NOVEMBER 30
#157
Passed through Thanksgiving holidays attempting to keep some degree of normalcy in my soul. I didn’t journal; didn’t want to think about anything. Walked the beach every day. I do feel less disjointed, back into one piece.
When we had a whole week before the doctor’s appointment, tomorrow, there was plenty of time to just be, enjoy the small things. But as tomorrow nears I am like Christ in Gethsemane, my courage is failing me.
We have been able to help wZ make his custom leather bags, hole punching the leather, braiding straps, it has been a real distraction and will actually earn us some gas money. But my anxiety level is growing.
We had a great meal at an Italian restaurant by the beach. The waiter was from Madrid and Joe had a lot of pleasure in conversing with him. He even complimented Joe’s accent; said it sounded Castillian.
But an hour later he was really uncomfortable. Too much food and the whole area that seems to be Joe’s liver gets really uncomfortable. He was feeling better and we also took a bike ride the other day. But his foot is swollen and his sandals made a horrible looking red mark across his foot which is indeed tender.
He isn’t complaining at all; taking everything in stride for now.
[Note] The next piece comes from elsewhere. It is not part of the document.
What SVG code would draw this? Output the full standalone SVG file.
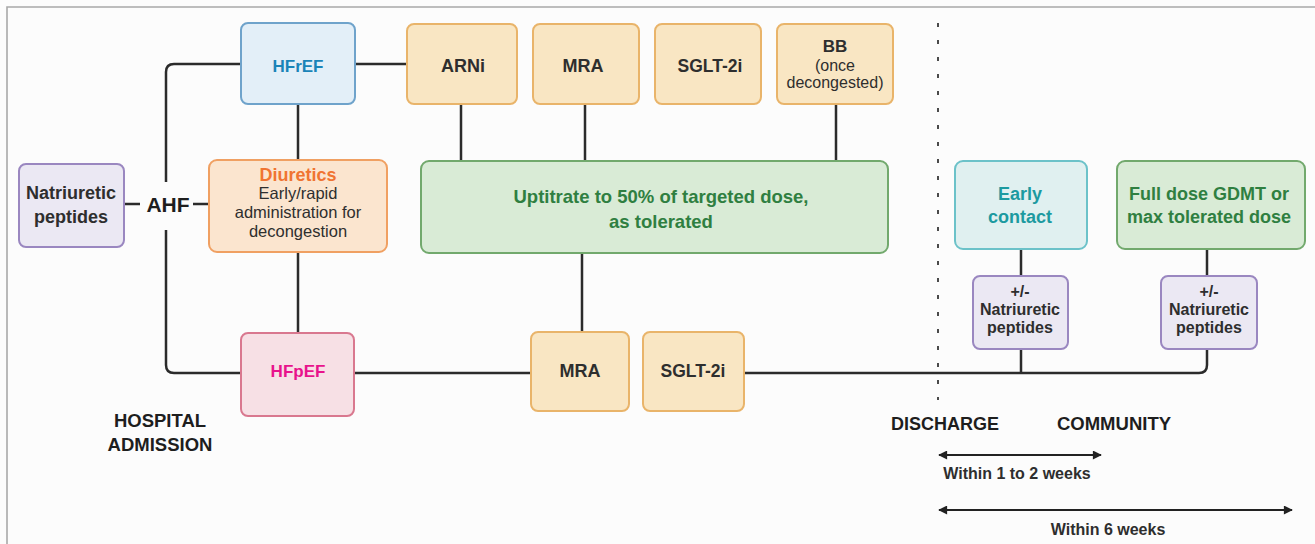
<svg xmlns="http://www.w3.org/2000/svg" width="1315" height="544" viewBox="0 0 1315 544">
  <defs>
    <style>
      text { font-family: "Liberation Sans", Arial, sans-serif; text-anchor: middle; }
      .t { fill: #2e2e2e; font-weight: bold; }
      .r { fill: #2e2e2e; font-weight: normal; }
      .b { fill: #1e1e1e; font-weight: bold; }
      .box { stroke-width: 2; }
      .drug { fill: #f9e6c3; stroke: #e9b46a; }
      .np { fill: #ebe8f3; stroke: #9a87c0; }
      .green { fill: #2f7f41; font-weight: bold; }
      .link { fill: none; stroke: #2b2b2b; stroke-width: 2.5; }
    </style>
    <marker id="ah" viewBox="0 0 10 10" refX="9" refY="5" markerWidth="5" markerHeight="4.5" orient="auto-start-reverse">
      <path d="M0,0 L10,5 L0,10 z" fill="#222"/>
    </marker>
  </defs>

  <!-- page -->
  <rect x="0" y="0" width="1315" height="544" fill="#fcfcfc"/>
  <path d="M7,544 V7 H1315" fill="none" stroke="#a8a8a8" stroke-width="1.6"/>

  <!-- connectors -->
  <g id="connectors">
    <path class="link" d="M241,64 H174 Q166,64 166,72 V182"/>
    <path class="link" d="M166,230 V365 Q166,373 174,373 H241"/>
    <path class="link" d="M124,204 H140"/>
    <path class="link" d="M193,204 H209"/>
    <path class="link" d="M355,64 H407"/>
    <path class="link" d="M298,104 V160"/>
    <path class="link" d="M298,252 V333"/>
    <path class="link" d="M461,104 V161"/>
    <path class="link" d="M585,104 V161"/>
    <path class="link" d="M836,104 V161"/>
    <path class="link" d="M582,253 V332"/>
    <path class="link" d="M354,373 H531"/>
    <path class="link" d="M744,373 H1199 Q1207,373 1207,365 V349"/>
    <path class="link" d="M1021,349 V373"/>
    <path class="link" d="M1021,249 V276"/>
    <path class="link" d="M1207,249 V276"/>
    <!-- discharge divider -->
    <path d="M938,23 V400" fill="none" stroke="#4a4a4a" stroke-width="2" stroke-dasharray="4 13"/>
    <!-- time spans -->
    <path d="M939,455 H1101" fill="none" stroke="#222" stroke-width="2" marker-start="url(#ah)" marker-end="url(#ah)"/>
    <path d="M939,510 H1292" fill="none" stroke="#222" stroke-width="2" marker-start="url(#ah)" marker-end="url(#ah)"/>
  </g>

  <g id="natriuretic-peptides">
    <rect class="box np" x="19" y="164" width="105" height="83" rx="7"/>
    <text class="t" x="71" y="199" font-size="18">Natriuretic</text>
    <text class="t" x="71" y="223" font-size="18">peptides</text>
  </g>

  <g id="ahf">
    <text class="b" x="168" y="212" font-size="21">AHF</text>
  </g>

  <g id="hfref">
    <rect class="box" x="241" y="23" width="114" height="81" rx="7" fill="#e3eff8" stroke="#6fa3cb"/>
    <text x="298" y="72" font-size="17" font-weight="bold" fill="#1a84b8">HFrEF</text>
  </g>

  <g id="diuretics">
    <rect class="box" x="209" y="160" width="178" height="92" rx="8" fill="#fbe5cf" stroke="#f0a062"/>
    <text x="298" y="181" font-size="18" font-weight="bold" fill="#f07432">Diuretics</text>
    <text class="r" x="298" y="199" font-size="16.5">Early/rapid</text>
    <text class="r" x="298" y="218" font-size="16.5">administration for</text>
    <text class="r" x="298" y="237" font-size="16.5">decongestion</text>
  </g>

  <g id="hfpef">
    <rect class="box" x="241" y="333" width="113" height="83" rx="7" fill="#f7e0e5" stroke="#d9788f"/>
    <text x="298" y="377" font-size="17" font-weight="bold" fill="#e8138c">HFpEF</text>
  </g>

  <g id="arni">
    <rect class="box drug" x="407" y="24" width="110" height="80" rx="7"/>
    <text class="t" x="463" y="72" font-size="18">ARNi</text>
  </g>
  <g id="mra-hfref">
    <rect class="box drug" x="533" y="24" width="106" height="80" rx="7"/>
    <text class="t" x="583" y="72" font-size="18">MRA</text>
  </g>
  <g id="sglt2i-hfref">
    <rect class="box drug" x="655" y="24" width="106" height="80" rx="7"/>
    <text class="t" x="710" y="72" font-size="17.5">SGLT-2i</text>
  </g>
  <g id="bb">
    <rect class="box drug" x="777" y="24" width="116" height="80" rx="7"/>
    <text class="t" x="835" y="52" font-size="17">BB</text>
    <text class="r" x="835" y="71" font-size="16">(once</text>
    <text class="r" x="835" y="88" font-size="16">decongested)</text>
  </g>

  <g id="uptitrate">
    <rect class="box" x="421" y="161" width="467" height="92" rx="8" fill="#d9ebd6" stroke="#72a96d"/>
    <text class="green" x="661" y="203" font-size="18.5">Uptitrate to 50% of targeted dose,</text>
    <text class="green" x="661" y="228" font-size="18.5">as tolerated</text>
  </g>

  <g id="mra-hfpef">
    <rect class="box drug" x="531" y="332" width="98" height="79" rx="7"/>
    <text class="t" x="580" y="377" font-size="18">MRA</text>
  </g>
  <g id="sglt2i-hfpef">
    <rect class="box drug" x="643" y="332" width="101" height="79" rx="7"/>
    <text class="t" x="693" y="377" font-size="17.5">SGLT-2i</text>
  </g>

  <g id="early-contact">
    <rect class="box" x="955" y="161" width="132" height="88" rx="8" fill="#e0f0f0" stroke="#6cc2c9"/>
    <text x="1020" y="200" font-size="18" font-weight="bold" fill="#1c9aa0">Early</text>
    <text x="1020" y="223" font-size="18" font-weight="bold" fill="#1c9aa0">contact</text>
  </g>

  <g id="full-dose">
    <rect class="box" x="1117" y="161" width="188" height="88" rx="8" fill="#d9ebd6" stroke="#72a96d"/>
    <text class="green" x="1209" y="200" font-size="18">Full dose GDMT or</text>
    <text class="green" x="1209" y="223" font-size="18">max tolerated dose</text>
  </g>

  <g id="np-early">
    <rect class="box np" x="973" y="276" width="95" height="73" rx="7"/>
    <text class="t" x="1020" y="297" font-size="16">+/-</text>
    <text class="t" x="1020" y="315" font-size="16">Natriuretic</text>
    <text class="t" x="1020" y="333" font-size="16">peptides</text>
  </g>

  <g id="np-full">
    <rect class="box np" x="1161" y="276" width="96" height="73" rx="7"/>
    <text class="t" x="1209" y="297" font-size="16">+/-</text>
    <text class="t" x="1209" y="315" font-size="16">Natriuretic</text>
    <text class="t" x="1209" y="333" font-size="16">peptides</text>
  </g>

  <g id="phase-labels">
    <text class="b" x="160" y="427" font-size="18.5">HOSPITAL</text>
    <text class="b" x="160" y="451" font-size="18.5">ADMISSION</text>
    <text class="b" x="945" y="430" font-size="18">DISCHARGE</text>
    <text class="b" x="1114" y="430" font-size="18.5">COMMUNITY</text>
    <text class="t" x="1017" y="479" font-size="16">Within 1 to 2 weeks</text>
    <text class="t" x="1108" y="535" font-size="16">Within 6 weeks</text>
  </g>
</svg>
He simply says he is “awestruck” by the whole unfolding of events.
We almost ran out of medicine and it was frightening waiting for the pharmacy to call and tell us his supply of Lovenex was in. He held that big sack of medicine so tenderly, the way he used to carry a six pack of beer back from the store, all nestled up in his arms.
And he’s tired, his energy level is way down. Understandably so. But dread is setting into my soul. In the beginning of this I was just grasping at straws looking for symbols to bolster me up. When I was walking circles around the hospital my processes ran wild: Oh look here are mushrooms growing in the grass; this must mean something. They are psychedelic mushrooms. I’ll fix tea with them and they will create a miracle and cure Joe.
Reason finally took over, especially since I didn’t have a clue as to what kind of mushrooms they were, but I did pick them and stash in the van for one day just thinking along those kind of abstract wild trains of thought.
One more day until we know the whole truth of the matter. One more day.